Designed for "children ages 4 through 8", Where's Waldo at the Circus is a computer video game that immerses the player in a rich interactive environment complete with music, sound, and animation. A team of educators assisted with the game design, and the exercises within it conform to the guidelines of the National Council of Teachers of Mathematics and the California Department of Education.
The game is introduced by Waldo himself asking the player to type in his or her name. Once that is done, the player is off to the Big Top to meet Wizard Whitebeard, who gives options of hearing the story behind the game or jumping right in.
Ringmaster Piccalilli has lost his magic golden whistle, and without it the circus can't go on. Piccalilli asks the player to aid in its recovery. First the player has to find Waldo, who will help with the search.
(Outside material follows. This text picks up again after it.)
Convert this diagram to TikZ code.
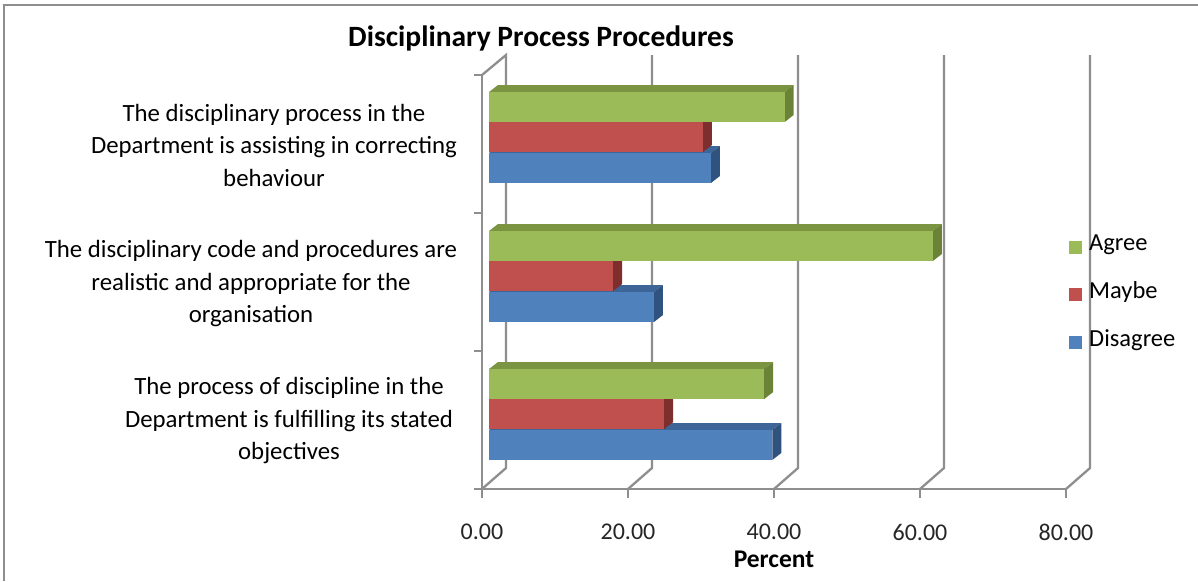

The detailed virtual "Where's Waldo?" spreads page are four times the size of the screen and fully scrollable, packed with point-and-click characters and activity. The player can spend explore and enjoy the many hidden trigger spots, or just seek out Waldo right away. Once he's found, the story continues.
Along the bottom of the screen there are access buttons to Wizard Whitebeard, who holds the activity checklist, Senor Piccalilli, who returns the player to the main storyline, and the "Quit" icon.
Aside from spotting Waldo, the game has many mini-games and puzzles; including identifying and matching shapes, placing band members in order by height and by instrument pitch, and more.
By proceeding through the game's environments and activities collecting clues along the way, the player eventually enters the Wizard's Den, where he can assemble the evidence he's collected, review it with help from Waldo and the Wizard, identify the culprit and retrieve the whistle.
All of the features in the game are designed for variable outcomes, with everything from the actual thief to Waldo's location in each screen being randomly determined each time through. This allows the player to play multiple times without repeating the past experience.